Ukraine's Gas Princess and Chocolate King fight for presidency

Analysis: Yulia Tymoshenko and Petro Poroshenko both tainted by past decade of political failure

Petro Poroshenko greets people in Kiev’s Independence Square yesterday. Photograph: Reuters/Maks Levin

Petro Poroshenko greets people in Kiev’s Independence Square yesterday. Photograph: Reuters/Maks Levin


Dr Iron Fist may have thrown in the towel, but the Chocolate King and the Gas Princess should make Ukraine’s presidential election a fascinating fight.

Vitali Klitschko, a former world boxing champion with a doctorate in sports science and political party called Udar (Punch), dropped out this weekend and put his considerable weight behind Petro Poroshenko, a billionaire who owns Ukraine’s biggest confectionery maker.

The Chocolate King has a handsome lead in opinion polls ahead of a May 25th vote to find a successor to Viktor Yanukovich, the disgraced former president who fled Ukraine in late February.

But Poroshenko, a former foreign minister who speaks at least three languages fluently, finds his path to the presidency blocked by a tenacious political survivor and fierce campaigner – Yulia Tymoshenko, whose 1990s exploits in the energy trade saw her dubbed the Gas Princess.

The day after the collapse of Yanukovich’s regime, parliament quashed Tymoshenko’s seven-year prison sentence for abuse of power and she returned to Kiev from the eastern city of Kharkiv. The European Union and United States said she was a victim of persecution by Yanukovich.

She has since received treatment in Germany for back problems, and on Saturday told adoring supporters at a party rally that she was plunging back into the political fray.

Tymoshenko (53) seems to have lost none of her fire while in jail, and is still an icon for many Ukrainians, particularly in western regions. But she received a mixed response when she made a comeback speech, tearful and wheelchair- bound, on Kiev’s Independence Square last month, reinforcing a feeling that for a large part of the country she and Yanukovich were different sides of the same coin – rival leaders of a political elite that brought a decade of disaster to Ukraine, and must now be swept away entirely.

Poroshenko (48) is not tainted as strongly by the abject failure of the years following the 2004 Orange Revolution, when Tymoshenko was premier to Viktor Yushchenko’s president, and their disastrous rule allowed Yanukovich to take power.

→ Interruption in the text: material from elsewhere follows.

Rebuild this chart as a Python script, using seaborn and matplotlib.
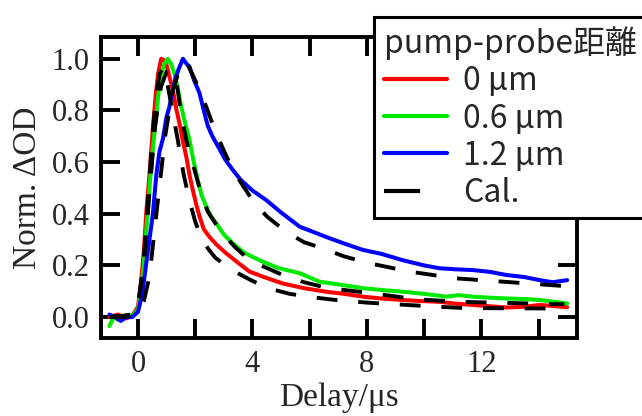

Tymoshenko and Poroshenko agree on the big issues: they both opposed Yanukovich, want Ukraine to move away from Russia and towards the EU and reject Russia’s annexation of Crimea. But their relations may be strained by Poroshenko’s closeness to Yushchenko and his alleged role in undermining Tymoshenko when she was premier.

Poroshenko has urged Tymoshenko to support him, to avoid a potentially damaging split in Ukraine pro-EU forces that could boost the chances of candidates who were close to Yanukovich and will hope for strong backing from eastern regions and from Russia.

The Regions Party on Saturday formally expelled Yanukovich and named Mikhail Dobkin as its presidential candidate. He vehemently supported Yanukovich and his often brutal riot police during protests in Kiev, and was governor of Kharkiv when Tymoshenko was imprisoned there. Dobkin (44) advocates a Russian-backed plan to give more autonomy to Ukraine’s regions.